The rise and fall of paper currency notes relative to one another in the current economic setting reminds me of a seesaw – one currency goes up, then it goes down while its pair currency does the opposite. One currency may rise a little more in net terms over a period of time or vice versa based on various factors.
But what if that seesaw (or perhaps a trampoline with paper currency contestants trying to out jump each other?) is tightly tied to a 5,000 pound anchor that has just been tossed out of an airplane? Do these up and down movements of paper notes relative to each other actually have significant meaning relative to the downward plunge both are experiencing? The answer to this question, of course, depends on one’s time horizon and goals.
This seesaw/trampoline analogy is not a minor matter of importance to me. For this is our current international monetary system and this system is hurtling towards disaster at a somewhat frightening pace. Whether the U.S. Dollar Index rises a few more percent before dropping again or not is not as important as realizing that the fundamental underpinnings of the U.S Dollar are being destroyed by the federal government and its non-federal, for profit, central bank corporation known as the federal reserve. Piling unpayable debt on top of unpayable debt just because one can is quintessential depravity. The consequences will not be minor. The maddening thing is that nearly every other major nation in the world is happy to follow suit and some are in an even worse financial position than the United States. How can this end well?
I started my economic educational journey with eyes wide shut and now find them open, aware and already jaundiced. From inflation to deflation to hyperinflation and back again, I now find these terms only vaguely helpful to describe what we have been and are going to continue to go through. No period in history is identical to its predecessor, despite the rhymes that make market and economic history relevant.
Some things history and my education to date have taught me:
*No currency system has survived intact for more than 40-50 years or so, whether Gold-backed or not. If Gold backed, the Gold backing will be revoked or watered down at the first sign of trouble. If not Gold backed, the currency will be debased into oblivion by those addicted to the magical printing/debt press. When currency “events” occur, Gold is a reliable way to protect your savings and come out ahead on the other side.
*A heavily over-indebted nation with no savings is not going to see its currency rise to astronomical new heights in some Prechterite deflationary miracle. The U.S. is a heavy debtor nation, not a creditor nation like it was in the 1930s and not a nation with savings like Japan in the 1990s.
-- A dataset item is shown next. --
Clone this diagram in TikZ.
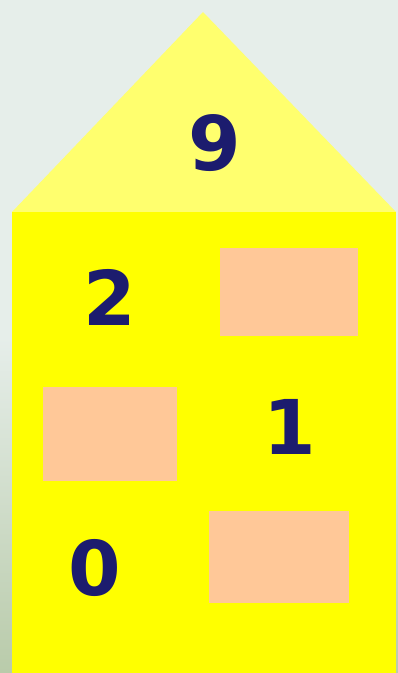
\documentclass[tikz,border=0pt]{standalone}
\usepackage{fontspec}
\setmainfont{DejaVu Sans}
\usetikzlibrary{positioning}
\definecolor{bgtop}{HTML}{E6EEEA}
\definecolor{bgbottom}{HTML}{B9CBAA}
\definecolor{roofcol}{HTML}{FFFF6E}
\definecolor{wallcol}{HTML}{FFFF00}
\definecolor{boxcol}{HTML}{FFC898}
\definecolor{digitcol}{HTML}{1C1C6E}

\begin{document}
\begin{tikzpicture}[
                    x=0.02cm, y=-0.02cm,
                    digit/.style={text=digitcol, font=\fontsize{43}{43}\selectfont\bfseries, inner sep=0pt},
                    blank/.style={rectangle, fill=boxcol, inner sep=0pt}
                ]
                    % background
                    \shade [top color=bgtop, bottom color=bgbottom, middle color=bgtop] (0,0) rectangle (398,673);
                    \useasboundingbox (0,0) rectangle (398,673);

                    % roof and wall
                    \fill [roofcol] (12,212) -- (203,12) -- (396,212) -- cycle;
                    \fill [wallcol] (12,212) rectangle (396,673);

                    \node [digit] (nine) at (215,143) {9};

                    % rows
                    \node [digit] (two) at (110,297) {2};
                    \node [blank, minimum width=2.76cm, minimum height=1.76cm] (blankA) at (289,292) {};

                    \node [blank, minimum width=2.68cm, minimum height=1.88cm] (blankB) at (110,434) {};
                    \node [digit] (one) at (290,427) {1};

                    \node [digit] (zero) at (95,568) {0};
                    \node [blank, minimum width=2.8cm, minimum height=1.86cm] (blankC) at (279,557) {};
                \end{tikzpicture}
\end{document}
A brief short squeeze in the Dollar can occur, just like in 2008, but a sustained bull market in a severely damaged paper debt instrument that no longer holds the world’s confidence (like, ummmm, the U.S. Dollar?) is unlikely. In fact, I would wager that such a scenario is about as likely right now as a sustained new secular bull market in subprime mortgage debt, which now [not] coincidentally backs the U.S. Dollar thanks to the policies of the private federal reserve corporation.
*Gold is a great hedge against government insanity and instability and we are in a secular cycle of government insanity and instability right now. Gold is not a simple asset class (as the ignorant commentators shouting “barbarous relic” would have you believe), it is not a consistent inflation or deflation hedge, and it is not just an anti-Dollar play.
*Every asset class has its day in the sun. It is Gold’s turn in the sun and Gold’s secular bull market is not close to being over. Sometimes bull markets go up just because they’ve been going up and the momentum and capital concentration begin to take over in a display of primal herding behavior that can persist for much longer than seems rational. We first need to see a visible public Gold rush/mania to match the preceding paper mania in internet stocks and real estate before this Gold bull is over. This means your paperbug, CNBC-watching neighbors, co-workers and/or friends with any money left to invest are comparing notes on where to buy physical Gold coins and bars (that’s buying Gold, not selling Gold jewelry to pay the rent) and how to participate in junior Gold mining stock IPOs. I vividly remember a day in 1999, not long after I first started “investing,” when a janitor where I used to work started talking to me about internet stocks after he noticed I was checking stock quotes online. We barely knew each other, but I sure felt envious of his stock picking prowess and he of mine by the time our ten minute conversation ended. I hope he made out better than I did once the internet bubble burst a few months later. Does anyone without an axe to grind against Gold really think we’re at this type of mania stage right now? When a reality show called “Flip that Krugerrand” hits my local cable network, then I’ll start getting worried.
*Gold brings out some very strange emotions in people – the extremes are represented by paperbugs and goldbugs. Emotions often get people (including me) into trouble when investing. Paperbugs will miss out on the Gold bull market until the very end stages as they bash Gold and try top calling on Gold unsuccessfully the whole way up. Goldbugs will lose much of their hard-earned profits by failing to realize that Gold will not be the “go to” asset class forever (I’m assuming the goal here is to make money rather than a political statement). If one doesn’t sell high, then one may well take the round trip back to low again if history is a decent guide. At some point in the next decade, Gold will become expensive and stocks and real estate will become cheap (we’re not likely to be close to this point until the Dow to Gold ratio hits 2).
*Gold mining is a hard, capital intensive business. Gold miners provide leverage to the price of Gold, but that leverage is not guaranteed, not consistent and it comes with added risk (i.e. leverage cuts both ways).
Those calling for the collapse of Gold here are the same ones who yelled from the rooftops last fall that Gold was no safe haven and the fall 2008 crash proved it because Gold sank in the chaos. Of course, no thoughtful comments were made by these same folks when Gold was back at $1000/oz in February of 2009 while the stock market slithered to even lower and essentially unthinkable depths. These folks also said Gold was only making new highs in U.S. Dollar terms early this fall when Gold began its breakout, ignoring the new highs in many major currencies for Gold in early 2009 and again a few weeks ago.
You can listen to these folks if you want, but I think we are at a strong buying point for Gold and most Gold mining stocks. I think Gold and major Gold stock indices are going to make new highs soon (likely before January is over, though I don’t know exactly when). I am not focused on the paper debt notes moving up and down on their seesaws or trampolines, I am focused on the anchor pulling all these notes rapidly down towards the earth due to shattered confidence and irrational fiscal and monetary policies around the globe that even a 3rd grader knows are harmful. The decline in value of all paper debt instruments (i.e. all current national currencies and their derivatives) will cause a continued rise in Gold, as people will seek out the currency and wealth protector of last resort.